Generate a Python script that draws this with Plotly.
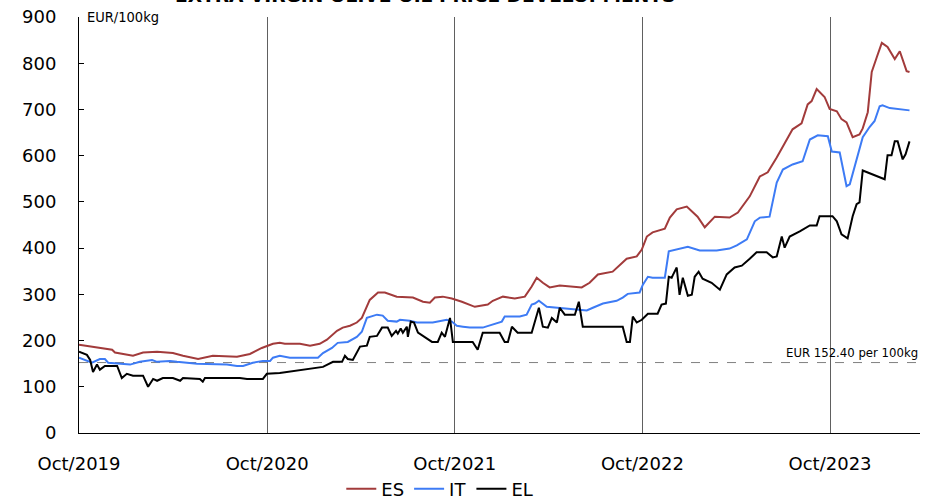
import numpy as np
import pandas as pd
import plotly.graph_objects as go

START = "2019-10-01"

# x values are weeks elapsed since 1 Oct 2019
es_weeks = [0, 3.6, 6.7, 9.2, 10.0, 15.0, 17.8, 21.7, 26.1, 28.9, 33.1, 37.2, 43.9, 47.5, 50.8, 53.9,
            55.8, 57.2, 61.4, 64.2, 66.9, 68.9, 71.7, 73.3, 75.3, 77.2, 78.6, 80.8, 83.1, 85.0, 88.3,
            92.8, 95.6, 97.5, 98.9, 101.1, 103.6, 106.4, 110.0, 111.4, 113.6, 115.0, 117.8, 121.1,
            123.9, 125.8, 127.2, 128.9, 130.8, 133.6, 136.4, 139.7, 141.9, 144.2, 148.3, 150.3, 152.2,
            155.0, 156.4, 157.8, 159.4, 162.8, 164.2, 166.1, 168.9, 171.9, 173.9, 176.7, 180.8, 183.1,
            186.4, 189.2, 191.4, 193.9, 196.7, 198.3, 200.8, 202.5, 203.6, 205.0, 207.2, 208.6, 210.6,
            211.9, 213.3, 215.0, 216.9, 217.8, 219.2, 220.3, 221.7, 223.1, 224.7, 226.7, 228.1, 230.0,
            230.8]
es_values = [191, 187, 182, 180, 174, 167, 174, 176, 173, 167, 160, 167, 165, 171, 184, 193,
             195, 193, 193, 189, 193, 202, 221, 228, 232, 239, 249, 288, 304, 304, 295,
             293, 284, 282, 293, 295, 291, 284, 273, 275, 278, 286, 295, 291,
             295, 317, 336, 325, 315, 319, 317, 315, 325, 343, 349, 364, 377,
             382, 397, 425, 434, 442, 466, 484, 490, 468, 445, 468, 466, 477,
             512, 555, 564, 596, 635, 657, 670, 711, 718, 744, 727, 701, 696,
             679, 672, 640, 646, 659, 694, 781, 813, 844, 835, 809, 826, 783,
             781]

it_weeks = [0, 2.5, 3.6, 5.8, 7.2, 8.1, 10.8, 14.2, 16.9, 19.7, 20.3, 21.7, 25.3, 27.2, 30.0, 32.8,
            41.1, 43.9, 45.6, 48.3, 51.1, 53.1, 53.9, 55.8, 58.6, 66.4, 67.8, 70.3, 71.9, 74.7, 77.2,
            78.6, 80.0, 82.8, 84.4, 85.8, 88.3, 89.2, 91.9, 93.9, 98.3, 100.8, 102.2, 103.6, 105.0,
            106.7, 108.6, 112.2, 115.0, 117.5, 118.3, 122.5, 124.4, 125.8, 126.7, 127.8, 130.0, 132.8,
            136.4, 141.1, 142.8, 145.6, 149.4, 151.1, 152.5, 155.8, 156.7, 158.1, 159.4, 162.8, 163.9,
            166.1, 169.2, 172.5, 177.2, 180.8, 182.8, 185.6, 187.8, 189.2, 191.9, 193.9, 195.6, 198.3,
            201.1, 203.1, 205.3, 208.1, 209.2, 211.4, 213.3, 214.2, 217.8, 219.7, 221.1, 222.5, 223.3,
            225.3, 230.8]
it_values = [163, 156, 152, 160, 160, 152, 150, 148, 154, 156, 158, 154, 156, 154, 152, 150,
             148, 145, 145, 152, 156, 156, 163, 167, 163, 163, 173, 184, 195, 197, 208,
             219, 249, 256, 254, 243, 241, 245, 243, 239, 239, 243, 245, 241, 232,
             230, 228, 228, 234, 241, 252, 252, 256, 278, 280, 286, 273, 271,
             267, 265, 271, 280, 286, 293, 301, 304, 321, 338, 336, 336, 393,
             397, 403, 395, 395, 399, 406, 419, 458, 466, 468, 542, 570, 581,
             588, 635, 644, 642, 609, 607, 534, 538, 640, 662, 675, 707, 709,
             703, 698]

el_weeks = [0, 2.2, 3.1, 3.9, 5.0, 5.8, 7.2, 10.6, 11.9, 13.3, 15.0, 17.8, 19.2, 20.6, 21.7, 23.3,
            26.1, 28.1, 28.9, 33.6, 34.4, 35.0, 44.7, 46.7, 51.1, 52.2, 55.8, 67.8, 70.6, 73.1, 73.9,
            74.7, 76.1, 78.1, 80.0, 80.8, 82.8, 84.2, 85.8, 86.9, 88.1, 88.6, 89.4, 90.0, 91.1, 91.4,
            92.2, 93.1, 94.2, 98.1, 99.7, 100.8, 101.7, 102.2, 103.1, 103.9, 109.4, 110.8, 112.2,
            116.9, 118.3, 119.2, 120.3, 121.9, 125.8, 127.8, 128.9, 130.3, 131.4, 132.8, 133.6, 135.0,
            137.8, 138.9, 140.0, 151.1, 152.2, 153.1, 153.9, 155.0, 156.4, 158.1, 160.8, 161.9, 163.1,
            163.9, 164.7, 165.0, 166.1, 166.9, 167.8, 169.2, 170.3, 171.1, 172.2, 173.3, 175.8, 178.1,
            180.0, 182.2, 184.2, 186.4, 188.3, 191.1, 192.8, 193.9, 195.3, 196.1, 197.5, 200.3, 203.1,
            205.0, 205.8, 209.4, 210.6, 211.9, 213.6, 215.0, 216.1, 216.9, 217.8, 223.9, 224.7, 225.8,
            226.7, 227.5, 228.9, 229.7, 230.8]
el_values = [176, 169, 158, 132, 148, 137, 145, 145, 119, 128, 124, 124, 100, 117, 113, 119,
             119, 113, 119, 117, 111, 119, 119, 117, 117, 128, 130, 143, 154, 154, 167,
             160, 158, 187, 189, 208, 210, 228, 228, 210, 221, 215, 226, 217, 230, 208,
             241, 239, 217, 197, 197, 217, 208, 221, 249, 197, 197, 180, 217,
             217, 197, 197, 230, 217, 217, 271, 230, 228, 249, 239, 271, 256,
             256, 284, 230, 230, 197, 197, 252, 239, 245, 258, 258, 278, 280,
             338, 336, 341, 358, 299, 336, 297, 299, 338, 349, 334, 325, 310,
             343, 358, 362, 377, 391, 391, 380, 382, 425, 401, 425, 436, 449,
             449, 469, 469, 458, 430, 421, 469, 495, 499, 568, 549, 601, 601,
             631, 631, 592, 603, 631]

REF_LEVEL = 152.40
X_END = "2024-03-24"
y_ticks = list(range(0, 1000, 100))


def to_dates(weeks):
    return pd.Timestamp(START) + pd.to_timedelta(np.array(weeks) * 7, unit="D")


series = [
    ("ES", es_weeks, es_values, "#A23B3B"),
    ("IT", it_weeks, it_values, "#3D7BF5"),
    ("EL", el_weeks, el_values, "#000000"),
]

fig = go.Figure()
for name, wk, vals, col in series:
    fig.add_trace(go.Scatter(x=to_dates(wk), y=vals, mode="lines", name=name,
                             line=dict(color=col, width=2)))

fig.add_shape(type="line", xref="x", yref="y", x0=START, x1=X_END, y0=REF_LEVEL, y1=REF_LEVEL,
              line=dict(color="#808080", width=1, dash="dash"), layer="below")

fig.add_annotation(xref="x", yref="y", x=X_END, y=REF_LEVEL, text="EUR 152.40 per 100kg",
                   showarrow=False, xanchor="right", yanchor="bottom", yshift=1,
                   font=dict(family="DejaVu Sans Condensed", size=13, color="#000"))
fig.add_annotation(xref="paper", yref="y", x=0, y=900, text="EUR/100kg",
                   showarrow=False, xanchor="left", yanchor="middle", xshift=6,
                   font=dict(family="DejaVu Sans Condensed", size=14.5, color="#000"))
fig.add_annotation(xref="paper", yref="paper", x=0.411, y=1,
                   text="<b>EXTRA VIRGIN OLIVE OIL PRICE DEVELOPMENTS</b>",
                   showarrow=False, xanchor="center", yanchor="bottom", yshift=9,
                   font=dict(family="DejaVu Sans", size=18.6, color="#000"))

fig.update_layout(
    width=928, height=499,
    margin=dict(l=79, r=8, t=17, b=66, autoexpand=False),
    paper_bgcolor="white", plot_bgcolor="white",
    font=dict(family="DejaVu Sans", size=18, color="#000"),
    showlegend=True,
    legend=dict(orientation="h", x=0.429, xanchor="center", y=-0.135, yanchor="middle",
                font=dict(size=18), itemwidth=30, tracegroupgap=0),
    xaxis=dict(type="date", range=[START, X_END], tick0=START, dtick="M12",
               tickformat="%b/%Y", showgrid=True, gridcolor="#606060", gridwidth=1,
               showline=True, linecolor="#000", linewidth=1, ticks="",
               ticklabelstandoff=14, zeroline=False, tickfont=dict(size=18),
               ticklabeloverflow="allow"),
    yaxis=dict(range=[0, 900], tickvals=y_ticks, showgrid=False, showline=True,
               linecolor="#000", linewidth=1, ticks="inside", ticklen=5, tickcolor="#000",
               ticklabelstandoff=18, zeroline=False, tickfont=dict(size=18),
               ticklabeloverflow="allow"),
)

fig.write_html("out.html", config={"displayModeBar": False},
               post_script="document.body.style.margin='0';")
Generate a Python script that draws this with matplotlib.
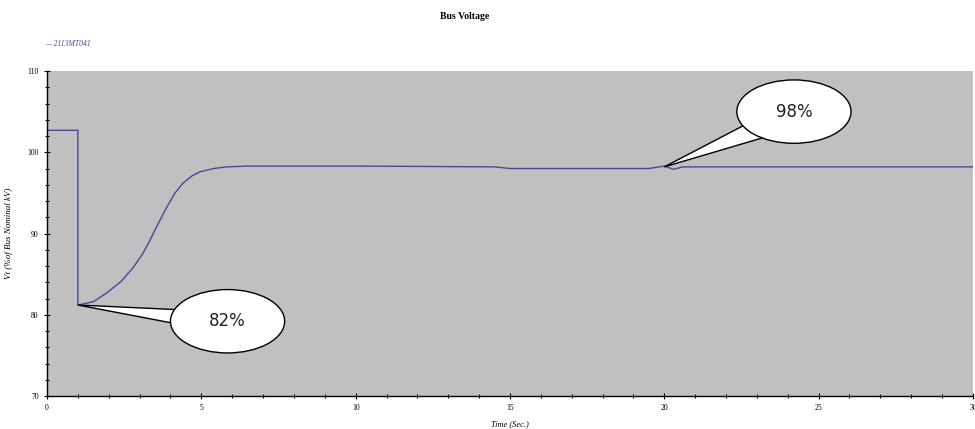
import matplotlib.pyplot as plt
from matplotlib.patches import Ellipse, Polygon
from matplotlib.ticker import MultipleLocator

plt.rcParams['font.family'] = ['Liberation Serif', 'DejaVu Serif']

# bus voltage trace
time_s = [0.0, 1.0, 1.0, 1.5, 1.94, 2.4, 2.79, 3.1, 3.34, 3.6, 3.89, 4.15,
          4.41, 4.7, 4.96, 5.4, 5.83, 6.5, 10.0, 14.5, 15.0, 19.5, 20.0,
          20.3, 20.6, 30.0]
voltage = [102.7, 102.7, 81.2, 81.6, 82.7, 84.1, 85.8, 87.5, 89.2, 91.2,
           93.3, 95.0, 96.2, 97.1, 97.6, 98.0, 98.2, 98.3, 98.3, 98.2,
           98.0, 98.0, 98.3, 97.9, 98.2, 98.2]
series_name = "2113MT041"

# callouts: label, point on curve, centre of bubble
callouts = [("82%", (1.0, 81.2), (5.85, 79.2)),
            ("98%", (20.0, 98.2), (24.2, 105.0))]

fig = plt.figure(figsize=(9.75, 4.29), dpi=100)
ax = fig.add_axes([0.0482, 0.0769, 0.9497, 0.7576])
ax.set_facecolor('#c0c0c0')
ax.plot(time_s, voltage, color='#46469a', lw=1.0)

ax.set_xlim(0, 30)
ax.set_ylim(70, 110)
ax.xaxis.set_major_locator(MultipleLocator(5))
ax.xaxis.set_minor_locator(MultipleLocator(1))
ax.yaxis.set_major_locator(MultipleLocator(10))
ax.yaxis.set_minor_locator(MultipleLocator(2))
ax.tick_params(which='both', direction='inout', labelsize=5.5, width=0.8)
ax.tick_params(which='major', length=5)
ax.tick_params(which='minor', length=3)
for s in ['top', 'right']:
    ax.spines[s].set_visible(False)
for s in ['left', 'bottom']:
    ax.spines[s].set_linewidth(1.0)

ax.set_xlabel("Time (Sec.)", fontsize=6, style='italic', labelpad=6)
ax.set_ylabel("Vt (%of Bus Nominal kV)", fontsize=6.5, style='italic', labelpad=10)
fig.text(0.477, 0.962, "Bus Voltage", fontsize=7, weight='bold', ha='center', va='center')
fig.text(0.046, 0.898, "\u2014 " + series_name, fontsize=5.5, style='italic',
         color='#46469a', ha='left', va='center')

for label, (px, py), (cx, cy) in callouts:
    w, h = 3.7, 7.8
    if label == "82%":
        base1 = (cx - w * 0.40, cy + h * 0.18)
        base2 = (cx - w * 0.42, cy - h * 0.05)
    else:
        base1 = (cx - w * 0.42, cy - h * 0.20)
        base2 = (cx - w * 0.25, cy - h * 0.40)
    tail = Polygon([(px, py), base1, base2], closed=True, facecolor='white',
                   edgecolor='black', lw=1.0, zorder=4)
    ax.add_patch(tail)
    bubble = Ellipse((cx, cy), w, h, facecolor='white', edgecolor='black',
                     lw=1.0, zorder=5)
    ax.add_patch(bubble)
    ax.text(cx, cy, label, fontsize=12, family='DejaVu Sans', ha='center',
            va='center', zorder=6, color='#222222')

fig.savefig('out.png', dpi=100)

_ _ _ _

Track down every line with the word "that" and copy it.

Generate a Python script that draws this with Plotly.
Generate a Python script that draws this with matplotlib.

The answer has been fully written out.